I agree. I've got a Windows XP virtual machine on my Linux server, and I've only got 256MB of ram allocated to it and using it is painfull sometimes.
 
No worries. I have 8 ram slots in my board. If I run 64-bit windows I can stick 8G in with cheap modules.
 
Robstar said:
No worries. I have 8 ram slots in my board. If I run 64-bit windows I can stick 8G in with cheap modules.

Well the machine I am refering to is a machine at work. It's only got four ram slots, but it has 4GB in 2 x2048GB modules.
 
I use my dual 2.4Ghz box at work to run multiple VMs... works fine. My home box, a dual Opteron 246, also does many VMs.

And they perform well.... BUT if you want the best and if the machine is dedicated to hosting a plethora of VMs, you might want to export VMware ESX server (it's its own OS written in assembler).

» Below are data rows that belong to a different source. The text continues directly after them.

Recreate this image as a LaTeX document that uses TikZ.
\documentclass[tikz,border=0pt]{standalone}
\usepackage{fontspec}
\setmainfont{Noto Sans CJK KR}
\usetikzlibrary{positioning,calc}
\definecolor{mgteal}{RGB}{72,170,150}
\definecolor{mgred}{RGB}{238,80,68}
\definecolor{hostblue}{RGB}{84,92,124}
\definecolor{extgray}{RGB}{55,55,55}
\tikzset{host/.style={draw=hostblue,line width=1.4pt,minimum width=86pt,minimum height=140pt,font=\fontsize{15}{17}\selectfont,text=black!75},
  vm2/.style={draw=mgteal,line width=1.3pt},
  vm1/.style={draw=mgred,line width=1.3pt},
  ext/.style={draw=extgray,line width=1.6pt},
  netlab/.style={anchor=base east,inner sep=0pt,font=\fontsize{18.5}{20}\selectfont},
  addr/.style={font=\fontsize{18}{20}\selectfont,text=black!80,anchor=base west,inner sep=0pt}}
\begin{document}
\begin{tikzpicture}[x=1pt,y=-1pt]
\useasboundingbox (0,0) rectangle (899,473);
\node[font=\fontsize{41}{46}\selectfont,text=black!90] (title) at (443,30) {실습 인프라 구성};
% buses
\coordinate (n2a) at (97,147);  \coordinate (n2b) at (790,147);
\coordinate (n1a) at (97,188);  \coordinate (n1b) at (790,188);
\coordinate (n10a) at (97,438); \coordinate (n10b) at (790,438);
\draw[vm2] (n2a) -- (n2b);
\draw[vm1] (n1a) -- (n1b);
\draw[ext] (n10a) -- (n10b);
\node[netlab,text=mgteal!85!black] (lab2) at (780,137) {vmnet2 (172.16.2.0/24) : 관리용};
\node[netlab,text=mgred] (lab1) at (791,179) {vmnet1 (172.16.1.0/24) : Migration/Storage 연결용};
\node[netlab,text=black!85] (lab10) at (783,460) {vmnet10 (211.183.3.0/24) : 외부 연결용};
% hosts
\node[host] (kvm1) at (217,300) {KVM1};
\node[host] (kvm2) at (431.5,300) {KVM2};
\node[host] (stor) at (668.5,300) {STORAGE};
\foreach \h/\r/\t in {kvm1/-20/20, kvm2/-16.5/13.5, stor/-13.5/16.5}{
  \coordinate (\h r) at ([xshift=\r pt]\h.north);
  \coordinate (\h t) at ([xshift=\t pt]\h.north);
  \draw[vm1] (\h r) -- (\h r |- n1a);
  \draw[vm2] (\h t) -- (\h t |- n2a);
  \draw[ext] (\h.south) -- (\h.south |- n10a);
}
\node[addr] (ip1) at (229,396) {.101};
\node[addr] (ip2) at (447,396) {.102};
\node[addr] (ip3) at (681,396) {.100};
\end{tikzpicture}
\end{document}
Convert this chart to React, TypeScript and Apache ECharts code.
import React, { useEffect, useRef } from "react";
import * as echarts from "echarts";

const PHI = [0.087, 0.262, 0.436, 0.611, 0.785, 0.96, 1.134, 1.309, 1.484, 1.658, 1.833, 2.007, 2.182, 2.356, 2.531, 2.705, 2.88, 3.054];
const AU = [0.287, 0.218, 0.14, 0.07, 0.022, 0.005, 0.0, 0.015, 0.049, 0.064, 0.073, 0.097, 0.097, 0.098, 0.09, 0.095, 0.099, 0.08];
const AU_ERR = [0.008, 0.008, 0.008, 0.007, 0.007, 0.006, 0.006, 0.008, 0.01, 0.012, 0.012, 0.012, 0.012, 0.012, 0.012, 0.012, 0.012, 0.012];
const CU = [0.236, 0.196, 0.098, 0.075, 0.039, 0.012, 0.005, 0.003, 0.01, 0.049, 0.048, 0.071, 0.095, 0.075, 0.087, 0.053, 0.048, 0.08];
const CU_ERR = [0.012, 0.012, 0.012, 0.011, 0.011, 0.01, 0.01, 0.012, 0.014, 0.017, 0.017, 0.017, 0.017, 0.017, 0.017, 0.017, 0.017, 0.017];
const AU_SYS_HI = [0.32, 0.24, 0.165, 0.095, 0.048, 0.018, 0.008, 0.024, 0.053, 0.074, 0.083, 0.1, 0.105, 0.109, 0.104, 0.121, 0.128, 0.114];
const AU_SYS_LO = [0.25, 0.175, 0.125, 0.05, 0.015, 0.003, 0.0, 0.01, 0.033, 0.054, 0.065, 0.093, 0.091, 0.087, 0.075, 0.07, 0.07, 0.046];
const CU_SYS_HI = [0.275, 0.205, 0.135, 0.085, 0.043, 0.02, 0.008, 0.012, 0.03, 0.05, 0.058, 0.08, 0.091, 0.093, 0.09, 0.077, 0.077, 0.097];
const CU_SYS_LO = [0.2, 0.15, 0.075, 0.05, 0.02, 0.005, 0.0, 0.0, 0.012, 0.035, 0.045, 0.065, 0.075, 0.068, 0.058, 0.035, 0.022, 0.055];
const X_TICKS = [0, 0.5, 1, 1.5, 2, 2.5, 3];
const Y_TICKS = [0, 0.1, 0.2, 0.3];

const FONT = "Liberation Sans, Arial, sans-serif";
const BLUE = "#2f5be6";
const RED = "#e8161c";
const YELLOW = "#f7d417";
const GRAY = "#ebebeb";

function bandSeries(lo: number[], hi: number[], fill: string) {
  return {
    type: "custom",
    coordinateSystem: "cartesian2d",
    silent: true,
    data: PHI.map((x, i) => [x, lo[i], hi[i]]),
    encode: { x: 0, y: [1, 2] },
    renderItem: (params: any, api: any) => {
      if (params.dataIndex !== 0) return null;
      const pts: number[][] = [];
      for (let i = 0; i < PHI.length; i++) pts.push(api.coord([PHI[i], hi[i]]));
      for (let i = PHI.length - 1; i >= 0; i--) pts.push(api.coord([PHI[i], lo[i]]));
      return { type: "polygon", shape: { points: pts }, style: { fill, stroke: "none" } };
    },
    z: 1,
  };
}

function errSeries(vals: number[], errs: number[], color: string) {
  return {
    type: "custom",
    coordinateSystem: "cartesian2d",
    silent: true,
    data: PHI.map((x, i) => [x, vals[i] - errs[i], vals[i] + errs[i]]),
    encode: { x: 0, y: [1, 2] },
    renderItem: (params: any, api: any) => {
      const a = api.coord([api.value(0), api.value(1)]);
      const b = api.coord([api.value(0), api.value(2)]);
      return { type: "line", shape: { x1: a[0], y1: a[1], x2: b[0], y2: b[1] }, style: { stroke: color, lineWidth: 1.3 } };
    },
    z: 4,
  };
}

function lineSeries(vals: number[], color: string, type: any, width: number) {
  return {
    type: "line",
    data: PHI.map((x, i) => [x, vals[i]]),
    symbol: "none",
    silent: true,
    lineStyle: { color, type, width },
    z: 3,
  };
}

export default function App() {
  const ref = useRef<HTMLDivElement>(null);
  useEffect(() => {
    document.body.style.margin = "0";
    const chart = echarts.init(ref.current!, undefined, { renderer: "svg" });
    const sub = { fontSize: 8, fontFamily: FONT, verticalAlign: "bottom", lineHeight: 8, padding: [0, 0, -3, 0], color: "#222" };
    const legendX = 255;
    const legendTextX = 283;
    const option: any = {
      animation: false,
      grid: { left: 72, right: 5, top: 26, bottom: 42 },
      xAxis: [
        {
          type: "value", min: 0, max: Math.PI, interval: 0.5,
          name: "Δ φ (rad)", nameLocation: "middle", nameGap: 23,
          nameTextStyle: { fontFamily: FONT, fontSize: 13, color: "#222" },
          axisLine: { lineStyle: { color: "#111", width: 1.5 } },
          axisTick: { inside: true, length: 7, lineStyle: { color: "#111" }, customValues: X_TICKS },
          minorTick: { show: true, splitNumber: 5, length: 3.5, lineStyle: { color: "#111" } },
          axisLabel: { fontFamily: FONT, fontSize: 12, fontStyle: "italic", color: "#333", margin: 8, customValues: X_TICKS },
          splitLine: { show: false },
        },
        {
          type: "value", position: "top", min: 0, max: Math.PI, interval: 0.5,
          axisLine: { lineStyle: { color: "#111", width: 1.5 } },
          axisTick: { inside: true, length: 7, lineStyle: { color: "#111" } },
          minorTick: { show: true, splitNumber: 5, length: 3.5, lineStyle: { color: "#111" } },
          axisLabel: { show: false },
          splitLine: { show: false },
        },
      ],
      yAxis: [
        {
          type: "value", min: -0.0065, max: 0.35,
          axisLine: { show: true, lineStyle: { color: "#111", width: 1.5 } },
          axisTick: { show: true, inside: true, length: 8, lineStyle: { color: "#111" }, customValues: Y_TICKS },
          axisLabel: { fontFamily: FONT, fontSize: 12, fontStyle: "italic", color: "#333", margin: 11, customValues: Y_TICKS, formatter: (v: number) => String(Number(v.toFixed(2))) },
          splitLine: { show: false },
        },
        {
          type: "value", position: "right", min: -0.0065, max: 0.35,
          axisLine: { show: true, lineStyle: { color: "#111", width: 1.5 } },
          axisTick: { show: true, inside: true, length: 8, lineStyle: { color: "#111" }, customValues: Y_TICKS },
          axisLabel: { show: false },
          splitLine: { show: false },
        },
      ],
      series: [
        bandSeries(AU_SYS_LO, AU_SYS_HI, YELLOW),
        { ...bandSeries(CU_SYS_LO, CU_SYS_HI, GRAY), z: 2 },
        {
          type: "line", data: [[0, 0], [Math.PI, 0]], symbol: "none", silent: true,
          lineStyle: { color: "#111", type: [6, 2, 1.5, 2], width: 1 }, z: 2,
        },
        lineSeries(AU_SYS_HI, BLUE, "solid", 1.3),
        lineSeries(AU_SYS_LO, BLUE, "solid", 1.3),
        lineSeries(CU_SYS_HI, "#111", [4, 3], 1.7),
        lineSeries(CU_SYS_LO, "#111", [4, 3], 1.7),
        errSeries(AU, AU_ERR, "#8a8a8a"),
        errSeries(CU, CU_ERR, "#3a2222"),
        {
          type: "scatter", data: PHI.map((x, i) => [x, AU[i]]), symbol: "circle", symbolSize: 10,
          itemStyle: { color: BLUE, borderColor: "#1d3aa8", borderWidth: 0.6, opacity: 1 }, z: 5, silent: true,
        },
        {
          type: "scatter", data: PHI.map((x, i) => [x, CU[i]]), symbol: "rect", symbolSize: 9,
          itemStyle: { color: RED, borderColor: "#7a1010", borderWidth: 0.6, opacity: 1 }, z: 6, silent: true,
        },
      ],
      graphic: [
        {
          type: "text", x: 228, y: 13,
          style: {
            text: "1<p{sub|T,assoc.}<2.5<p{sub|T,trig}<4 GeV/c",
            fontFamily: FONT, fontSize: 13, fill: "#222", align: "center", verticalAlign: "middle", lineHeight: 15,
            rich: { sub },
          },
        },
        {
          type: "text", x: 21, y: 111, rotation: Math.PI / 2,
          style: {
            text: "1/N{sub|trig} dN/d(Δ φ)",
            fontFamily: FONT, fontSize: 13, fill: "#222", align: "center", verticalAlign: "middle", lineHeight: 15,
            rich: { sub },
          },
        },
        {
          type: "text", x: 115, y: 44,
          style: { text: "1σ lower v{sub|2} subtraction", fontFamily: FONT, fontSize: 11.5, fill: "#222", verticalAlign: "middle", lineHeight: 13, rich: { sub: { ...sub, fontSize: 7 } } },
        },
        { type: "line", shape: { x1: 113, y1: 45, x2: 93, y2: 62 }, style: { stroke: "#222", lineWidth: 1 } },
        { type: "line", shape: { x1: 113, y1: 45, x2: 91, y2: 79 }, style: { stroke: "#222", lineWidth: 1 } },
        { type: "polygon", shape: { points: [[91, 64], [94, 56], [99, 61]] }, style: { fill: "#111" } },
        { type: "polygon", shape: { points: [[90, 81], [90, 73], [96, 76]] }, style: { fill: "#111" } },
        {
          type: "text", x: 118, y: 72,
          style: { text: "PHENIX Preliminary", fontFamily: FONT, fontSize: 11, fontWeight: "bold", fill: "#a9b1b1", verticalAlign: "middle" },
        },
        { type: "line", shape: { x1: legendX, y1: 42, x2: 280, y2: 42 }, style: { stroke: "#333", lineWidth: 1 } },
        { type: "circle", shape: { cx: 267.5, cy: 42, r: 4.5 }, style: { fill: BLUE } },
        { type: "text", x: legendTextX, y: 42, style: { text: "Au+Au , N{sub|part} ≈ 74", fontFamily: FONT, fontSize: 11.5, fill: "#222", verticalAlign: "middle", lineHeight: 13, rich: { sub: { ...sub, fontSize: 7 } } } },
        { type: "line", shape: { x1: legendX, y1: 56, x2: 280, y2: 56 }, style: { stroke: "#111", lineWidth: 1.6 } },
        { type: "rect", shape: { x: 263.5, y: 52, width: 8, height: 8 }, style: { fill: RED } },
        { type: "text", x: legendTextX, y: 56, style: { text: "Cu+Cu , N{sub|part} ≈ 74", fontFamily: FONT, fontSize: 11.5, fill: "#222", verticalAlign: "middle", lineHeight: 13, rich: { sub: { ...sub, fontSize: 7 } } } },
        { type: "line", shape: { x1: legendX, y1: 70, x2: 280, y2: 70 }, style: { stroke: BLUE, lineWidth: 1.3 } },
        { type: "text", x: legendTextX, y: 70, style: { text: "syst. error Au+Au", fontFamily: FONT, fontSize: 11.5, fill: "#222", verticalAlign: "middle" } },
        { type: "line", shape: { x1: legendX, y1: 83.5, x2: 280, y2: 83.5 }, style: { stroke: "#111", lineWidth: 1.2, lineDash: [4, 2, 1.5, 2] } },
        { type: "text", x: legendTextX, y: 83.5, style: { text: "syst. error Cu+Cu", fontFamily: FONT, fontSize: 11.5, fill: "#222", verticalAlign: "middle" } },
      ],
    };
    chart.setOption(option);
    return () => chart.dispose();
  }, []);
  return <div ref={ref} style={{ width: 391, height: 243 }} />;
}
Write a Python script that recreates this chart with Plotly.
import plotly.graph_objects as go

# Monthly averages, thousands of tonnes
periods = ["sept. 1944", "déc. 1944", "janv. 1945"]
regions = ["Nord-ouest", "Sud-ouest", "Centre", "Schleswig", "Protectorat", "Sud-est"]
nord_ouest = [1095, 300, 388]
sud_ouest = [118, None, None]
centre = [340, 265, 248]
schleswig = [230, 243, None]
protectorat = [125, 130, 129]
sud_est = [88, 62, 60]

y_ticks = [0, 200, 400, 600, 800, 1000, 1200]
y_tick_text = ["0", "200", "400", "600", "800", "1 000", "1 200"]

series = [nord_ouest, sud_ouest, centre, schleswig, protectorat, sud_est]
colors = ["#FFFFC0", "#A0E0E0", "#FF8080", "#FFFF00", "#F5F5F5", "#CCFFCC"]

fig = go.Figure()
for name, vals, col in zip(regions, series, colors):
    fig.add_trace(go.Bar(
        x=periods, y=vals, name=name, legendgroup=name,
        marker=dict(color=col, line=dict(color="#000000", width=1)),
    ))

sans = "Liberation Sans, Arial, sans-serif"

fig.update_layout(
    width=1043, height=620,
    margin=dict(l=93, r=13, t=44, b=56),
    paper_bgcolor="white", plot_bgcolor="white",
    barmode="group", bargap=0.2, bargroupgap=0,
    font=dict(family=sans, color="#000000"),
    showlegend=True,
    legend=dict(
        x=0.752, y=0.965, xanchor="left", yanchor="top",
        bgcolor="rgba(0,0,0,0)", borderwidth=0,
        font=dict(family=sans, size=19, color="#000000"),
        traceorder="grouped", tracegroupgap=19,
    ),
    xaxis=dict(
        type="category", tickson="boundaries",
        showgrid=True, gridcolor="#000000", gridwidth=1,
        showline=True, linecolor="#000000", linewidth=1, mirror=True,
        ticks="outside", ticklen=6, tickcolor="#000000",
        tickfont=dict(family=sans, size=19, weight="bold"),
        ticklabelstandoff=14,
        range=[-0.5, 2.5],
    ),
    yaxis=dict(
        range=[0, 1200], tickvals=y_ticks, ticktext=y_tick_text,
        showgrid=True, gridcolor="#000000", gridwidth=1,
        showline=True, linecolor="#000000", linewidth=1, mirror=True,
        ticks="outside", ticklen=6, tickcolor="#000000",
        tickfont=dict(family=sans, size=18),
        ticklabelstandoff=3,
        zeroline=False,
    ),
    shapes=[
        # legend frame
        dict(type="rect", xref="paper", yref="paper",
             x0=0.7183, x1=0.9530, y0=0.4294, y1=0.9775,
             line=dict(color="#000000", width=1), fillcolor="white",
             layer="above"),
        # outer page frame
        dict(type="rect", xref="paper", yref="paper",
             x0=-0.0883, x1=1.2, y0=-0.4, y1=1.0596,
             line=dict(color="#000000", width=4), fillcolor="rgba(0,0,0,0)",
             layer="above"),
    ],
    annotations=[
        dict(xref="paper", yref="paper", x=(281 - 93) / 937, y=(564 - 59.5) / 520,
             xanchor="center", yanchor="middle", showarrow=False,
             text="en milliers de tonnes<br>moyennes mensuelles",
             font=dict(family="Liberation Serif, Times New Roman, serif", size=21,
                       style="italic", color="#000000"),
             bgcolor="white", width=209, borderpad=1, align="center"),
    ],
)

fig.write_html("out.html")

We have ESX Server on an 8way Opteron (4 875's) with 16G and 6 gigabit NICs. Now that's a VMware server.
 
I believe ESX version 3 (coming out in the near future) will have support for dual core processors (being able to assign a physical processer for each VM). I recently was in a VMware class where they stated that ESX 2.5 didn't have official support for dual core.
 
Rocco123 said:
I believe ESX version 3 (coming out in the near future) will have support for dual core processors (being able to assign a physical processer for each VM). I recently was in a VMware class where they stated that ESX 2.5 didn't have official support for dual core.

That would be a welcome feature.
 
As far as ESX 3 is concerned, why is a dual core processor any different than a single core processor in its own socket? What did they need to do to support dual core over multiple single-core processors?
 
mikeblas said:
As far as ESX 3 is concerned, why is a dual core processor any different than a single core processor in its own socket? What did they need to do to support dual core over multiple single-core processors?

On that I am not sure. That doesn't make a lot of sense. That technology is pretty much seamless for the most part.
 
2.5.2 sees all 8 cores. I think perhaps they mean their Virtual SMP add on might allow you to configure VMs with dual core processors perhaps? Right now you can configure a multi-cpu VM guest, but doesn't really specify dual core.
 
Just complete speculation, but maybe it handles CPU affinity a little better. Although it still doesn't answer the reason why you would be able to do dual or quad CPU. I am sure they need to make optimizations to the code. Maybe can someone do some DB benchies to see if this is the case between the two different releases? Maybe something for the fine ppl of [H] can arrange a comparison as this would be a good topic that many IT bean counters would look at.
 
if you are going to run dedicated servers for counterstrike just run them in the host operating system not a vm. assign a different port per server needed and you're away and running and you'll get petter performance and disk i/o etc..

bf1942 would nned the vm and winxp but agin run them under one guets vm and assign more ports to each new instance. the less vm's you have running the less overhead overall on the system and the higher the overall performance.

say you're running 2 counterstrike servers and 2 bf1942 servers.
run the host os under cpu 0 and the counterstrike servers set the affinities to cpu 1 and 2.
run the bf 1942 servers all under winxp under as a guest on cpu 3.

most performance that way and you can tune the performance more for ram to bf1942 vs. counterstrike as needed.